◆ Exercise
Restate each line of the listing exactly, without carrying over any pictures.

◆ Available data

- - -

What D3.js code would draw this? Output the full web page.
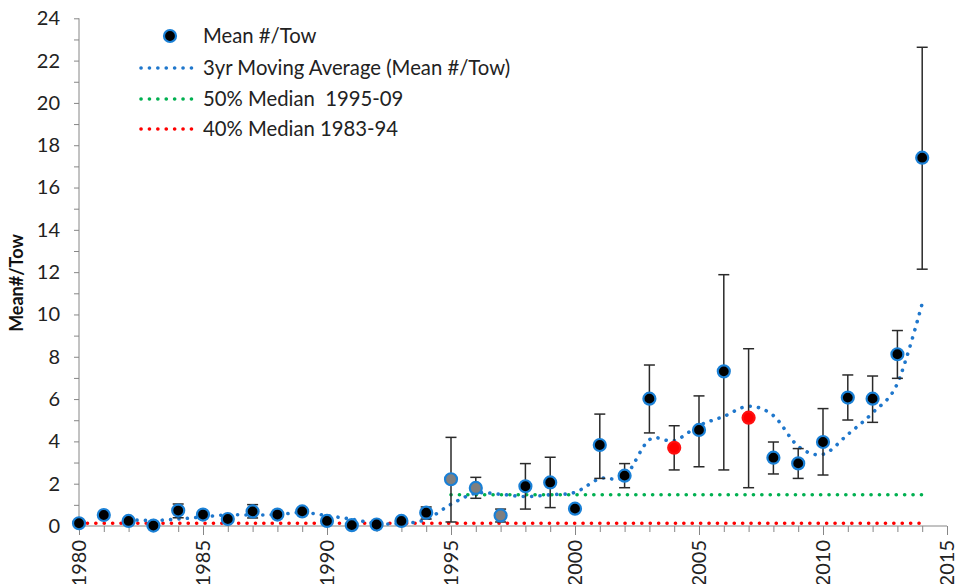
<!DOCTYPE html>
<html><head><meta charset="utf-8">
<script src="https://cdn.jsdelivr.net/npm/d3@7"></script>
<style>body{margin:0;background:#fff}svg{display:block}</style>
</head><body>
<svg id="c" width="956" height="584"></svg>
<script>
const years = d3.range(1980, 2015);
const meanTow = [0.13,0.52,0.24,0.02,0.73,0.54,0.33,0.69,0.54,0.69,0.24,0.04,0.07,0.24,0.63,
                 2.21,1.80,0.50,1.88,2.06,0.82,3.83,2.38,6.02,3.70,4.54,7.31,5.12,3.23,2.96,3.97,6.07,6.02,8.12,17.41];
const upperErr = [null,null,null,null,1.04,0.62,null,1.01,0.62,0.74,null,null,null,null,0.90,
                  4.19,2.30,0.80,2.95,3.25,0.90,5.29,2.95,7.61,4.74,6.15,11.88,8.38,3.97,3.66,5.55,7.14,7.09,9.24,22.63];
const lowerErr = [null,null,null,null,0.39,0.46,null,0.38,0.46,0.64,null,null,null,null,0.33,
                  0.19,1.31,0.19,0.80,0.87,0.75,2.25,1.81,4.40,2.65,2.80,2.65,1.81,2.46,2.25,2.41,5.01,4.90,6.98,12.14];
const pointType = ["b","b","b","b","b","b","b","b","b","b","b","b","b","b","b",
                   "g","g","g","b","b","b","b","b","b","r","b","b","r","b","b","b","b","b","b","b"];
const maYears = d3.range(1982, 2015);
const movingAvg = [0.30,0.26,0.33,0.43,0.53,0.52,0.54,0.64,0.49,0.32,0.12,0.12,0.31,
                   1.03,1.55,1.50,1.39,1.48,1.59,2.24,2.34,4.08,4.03,4.75,5.18,5.66,5.22,3.77,3.39,4.33,5.35,6.74,10.52];
const median50 = 1.48, median50Years = [1995, 2014];
const median40 = 0.13, median40Years = [1980, 2014];
const yTicks = d3.range(0, 25, 2);
const xTicks = [1980,1985,1990,1995,2000,2005,2010,2015];
const legendLabels = ["Mean #/Tow","3yr Moving Average (Mean #/Tow)","50% Median  1995-09","40% Median 1983-94"];

const svg = d3.select("#c");
const font = "Lato, 'Open Sans', sans-serif";
const x = d3.scaleLinear().domain([1980, 2015]).range([79, 947]);
const y = d3.scaleLinear().domain([0, 24]).range([526, 18.3]);
const axisCol = "#868686";

// Y axis
const yAx = svg.append("g").attr("transform", `translate(${x(1980)},0)`)
  .call(d3.axisLeft(y).tickValues(d3.range(0, 25, 1)).tickSize(5).tickPadding(14)
        .tickFormat(d => yTicks.includes(d) ? d : ""));
yAx.select(".domain").attr("stroke", axisCol).attr("d", `M0,${y(24)}V${y(0)}`);
yAx.selectAll(".tick line").attr("stroke", axisCol);
yAx.selectAll("text").attr("font-family", font).attr("font-size", 20).attr("fill", "#222");

// X axis
const xAx = svg.append("g").attr("transform", `translate(0,${y(0)})`)
  .call(d3.axisBottom(x).tickValues(d3.range(1980, 2016)).tickSize(6).tickFormat(""));
xAx.select(".domain").attr("stroke", axisCol).attr("d", `M${x(1980)},0H${x(2015)}`);
xAx.selectAll(".tick line").attr("stroke", axisCol).attr("y2", d => xTicks.includes(d) ? 9 : 6);
svg.append("g").selectAll("text").data(xTicks).join("text")
  .attr("transform", d => `translate(${x(d) + 7},${y(0) + 14}) rotate(-90)`)
  .attr("text-anchor", "end").attr("font-family", font).attr("font-size", 20).attr("fill", "#222")
  .text(d => d);

// Y title
svg.append("text").attr("transform", "translate(23,283) rotate(-90)")
  .attr("text-anchor", "middle").attr("font-family", font).attr("font-weight", "bold")
  .attr("font-size", 18).attr("fill", "#111").text("Mean#/Tow");

const dotted = (sel, col) => sel.attr("fill", "none").attr("stroke", col).attr("stroke-width", 3.6)
  .attr("stroke-linecap", "round").attr("stroke-dasharray", "0.1 8.3");

// Median lines
svg.append("line").attr("x1", x(median40Years[0])).attr("x2", x(median40Years[1]))
  .attr("y1", y(median40)).attr("y2", y(median40)).call(dotted, "#FF0000");
svg.append("line").attr("x1", x(median50Years[0])).attr("x2", x(median50Years[1]))
  .attr("y1", y(median50)).attr("y2", y(median50)).call(dotted, "#00B050");

// Moving average
const line = d3.line().x((d, i) => x(maYears[i])).y(d => y(d)).curve(d3.curveCatmullRom.alpha(0));
svg.append("path").attr("d", line(movingAvg)).call(dotted, "#1F77CC");

// Error bars
const eb = svg.append("g").attr("stroke", "#2a2a2a").attr("stroke-width", 1.5);
years.forEach((yr, i) => {
  if (upperErr[i] == null) return;
  const cx = x(yr);
  eb.append("line").attr("x1", cx).attr("x2", cx).attr("y1", y(upperErr[i])).attr("y2", y(lowerErr[i]));
  [upperErr[i], lowerErr[i]].forEach(v => eb.append("line").attr("x1", cx - 5.5).attr("x2", cx + 5.5)
    .attr("y1", y(v)).attr("y2", y(v)));
});

// Points
const fillOf = {b: "#000", g: "#7f7f7f", r: "#FF0000"};
const strokeOf = {b: "#1A80D6", g: "#1A80D6", r: "#FF1010"};
svg.append("g").selectAll("circle").data(meanTow).join("circle")
  .attr("cx", (d, i) => x(years[i])).attr("cy", d => y(d)).attr("r", 6)
  .attr("fill", (d, i) => fillOf[pointType[i]]).attr("stroke", (d, i) => strokeOf[pointType[i]])
  .attr("stroke-width", 2.2);

// Legend
const lg = svg.append("g");
const rowY = [36, 68, 99, 129];
lg.append("circle").attr("cx", 170).attr("cy", rowY[0]).attr("r", 6).attr("fill", "#000")
  .attr("stroke", "#1A80D6").attr("stroke-width", 2.2);
["#1F77CC", "#00B050", "#FF0000"].forEach((c, i) => {
  lg.append("line").attr("x1", 141).attr("x2", 193).attr("y1", rowY[i + 1]).attr("y2", rowY[i + 1]).call(dotted, c);
});
lg.selectAll("text").data(legendLabels).join("text")
  .attr("x", 203).attr("y", (d, i) => rowY[i]).attr("dy", "0.35em")
  .attr("font-family", font).attr("font-size", 20.3).attr("fill", "#222")
  .style("white-space", "pre").text(d => d);
</script>
</body></html>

- - -

◆ Exercise answer
What D3.js code would draw this? Output the full web page.
<!DOCTYPE html>
<html><head><meta charset="utf-8">
<script src="https://cdn.jsdelivr.net/npm/d3@7"></script>
<style>body{margin:0;background:#fff}svg{display:block}</style>
</head><body>
<svg id="c" width="956" height="584"></svg>
<script>
const years = d3.range(1980, 2015);
const meanTow = [0.13,0.52,0.24,0.02,0.73,0.54,0.33,0.69,0.54,0.69,0.24,0.04,0.07,0.24,0.63,
                 2.21,1.80,0.50,1.88,2.06,0.82,3.83,2.38,6.02,3.70,4.54,7.31,5.12,3.23,2.96,3.97,6.07,6.02,8.12,17.41];
const upperErr = [null,null,null,null,1.04,0.62,null,1.01,0.62,0.74,null,null,null,null,0.90,
                  4.19,2.30,0.80,2.95,3.25,0.90,5.29,2.95,7.61,4.74,6.15,11.88,8.38,3.97,3.66,5.55,7.14,7.09,9.24,22.63];
const lowerErr = [null,null,null,null,0.39,0.46,null,0.38,0.46,0.64,null,null,null,null,0.33,
                  0.19,1.31,0.19,0.80,0.87,0.75,2.25,1.81,4.40,2.65,2.80,2.65,1.81,2.46,2.25,2.41,5.01,4.90,6.98,12.14];
const pointType = ["b","b","b","b","b","b","b","b","b","b","b","b","b","b","b",
                   "g","g","g","b","b","b","b","b","b","r","b","b","r","b","b","b","b","b","b","b"];
const maYears = d3.range(1982, 2015);
const movingAvg = [0.30,0.26,0.33,0.43,0.53,0.52,0.54,0.64,0.49,0.32,0.12,0.12,0.31,
                   1.03,1.55,1.50,1.39,1.48,1.59,2.24,2.34,4.08,4.03,4.75,5.18,5.66,5.22,3.77,3.39,4.33,5.35,6.74,10.52];
const median50 = 1.48, median50Years = [1995, 2014];
const median40 = 0.13, median40Years = [1980, 2014];
const yTicks = d3.range(0, 25, 2);
const xTicks = [1980,1985,1990,1995,2000,2005,2010,2015];
const legendLabels = ["Mean #/Tow","3yr Moving Average (Mean #/Tow)","50% Median  1995-09","40% Median 1983-94"];

const svg = d3.select("#c");
const font = "Lato, 'Open Sans', sans-serif";
const x = d3.scaleLinear().domain([1980, 2015]).range([79, 947]);
const y = d3.scaleLinear().domain([0, 24]).range([526, 18.3]);
const axisCol = "#868686";

// Y axis
const yAx = svg.append("g").attr("transform", `translate(${x(1980)},0)`)
  .call(d3.axisLeft(y).tickValues(d3.range(0, 25, 1)).tickSize(5).tickPadding(14)
        .tickFormat(d => yTicks.includes(d) ? d : ""));
yAx.select(".domain").attr("stroke", axisCol).attr("d", `M0,${y(24)}V${y(0)}`);
yAx.selectAll(".tick line").attr("stroke", axisCol);
yAx.selectAll("text").attr("font-family", font).attr("font-size", 20).attr("fill", "#222");

// X axis
const xAx = svg.append("g").attr("transform", `translate(0,${y(0)})`)
  .call(d3.axisBottom(x).tickValues(d3.range(1980, 2016)).tickSize(6).tickFormat(""));
xAx.select(".domain").attr("stroke", axisCol).attr("d", `M${x(1980)},0H${x(2015)}`);
xAx.selectAll(".tick line").attr("stroke", axisCol).attr("y2", d => xTicks.includes(d) ? 9 : 6);
svg.append("g").selectAll("text").data(xTicks).join("text")
  .attr("transform", d => `translate(${x(d) + 7},${y(0) + 14}) rotate(-90)`)
  .attr("text-anchor", "end").attr("font-family", font).attr("font-size", 20).attr("fill", "#222")
  .text(d => d);

// Y title
svg.append("text").attr("transform", "translate(23,283) rotate(-90)")
  .attr("text-anchor", "middle").attr("font-family", font).attr("font-weight", "bold")
  .attr("font-size", 18).attr("fill", "#111").text("Mean#/Tow");

const dotted = (sel, col) => sel.attr("fill", "none").attr("stroke", col).attr("stroke-width", 3.6)
  .attr("stroke-linecap", "round").attr("stroke-dasharray", "0.1 8.3");

// Median lines
svg.append("line").attr("x1", x(median40Years[0])).attr("x2", x(median40Years[1]))
  .attr("y1", y(median40)).attr("y2", y(median40)).call(dotted, "#FF0000");
svg.append("line").attr("x1", x(median50Years[0])).attr("x2", x(median50Years[1]))
  .attr("y1", y(median50)).attr("y2", y(median50)).call(dotted, "#00B050");

// Moving average
const line = d3.line().x((d, i) => x(maYears[i])).y(d => y(d)).curve(d3.curveCatmullRom.alpha(0));
svg.append("path").attr("d", line(movingAvg)).call(dotted, "#1F77CC");

// Error bars
const eb = svg.append("g").attr("stroke", "#2a2a2a").attr("stroke-width", 1.5);
years.forEach((yr, i) => {
  if (upperErr[i] == null) return;
  const cx = x(yr);
  eb.append("line").attr("x1", cx).attr("x2", cx).attr("y1", y(upperErr[i])).attr("y2", y(lowerErr[i]));
  [upperErr[i], lowerErr[i]].forEach(v => eb.append("line").attr("x1", cx - 5.5).attr("x2", cx + 5.5)
    .attr("y1", y(v)).attr("y2", y(v)));
});

// Points
const fillOf = {b: "#000", g: "#7f7f7f", r: "#FF0000"};
const strokeOf = {b: "#1A80D6", g: "#1A80D6", r: "#FF1010"};
svg.append("g").selectAll("circle").data(meanTow).join("circle")
  .attr("cx", (d, i) => x(years[i])).attr("cy", d => y(d)).attr("r", 6)
  .attr("fill", (d, i) => fillOf[pointType[i]]).attr("stroke", (d, i) => strokeOf[pointType[i]])
  .attr("stroke-width", 2.2);

// Legend
const lg = svg.append("g");
const rowY = [36, 68, 99, 129];
lg.append("circle").attr("cx", 170).attr("cy", rowY[0]).attr("r", 6).attr("fill", "#000")
  .attr("stroke", "#1A80D6").attr("stroke-width", 2.2);
["#1F77CC", "#00B050", "#FF0000"].forEach((c, i) => {
  lg.append("line").attr("x1", 141).attr("x2", 193).attr("y1", rowY[i + 1]).attr("y2", rowY[i + 1]).call(dotted, c);
});
lg.selectAll("text").data(legendLabels).join("text")
  .attr("x", 203).attr("y", (d, i) => rowY[i]).attr("dy", "0.35em")
  .attr("font-family", font).attr("font-size", 20.3).attr("fill", "#222")
  .style("white-space", "pre").text(d => d);
</script>
</body></html>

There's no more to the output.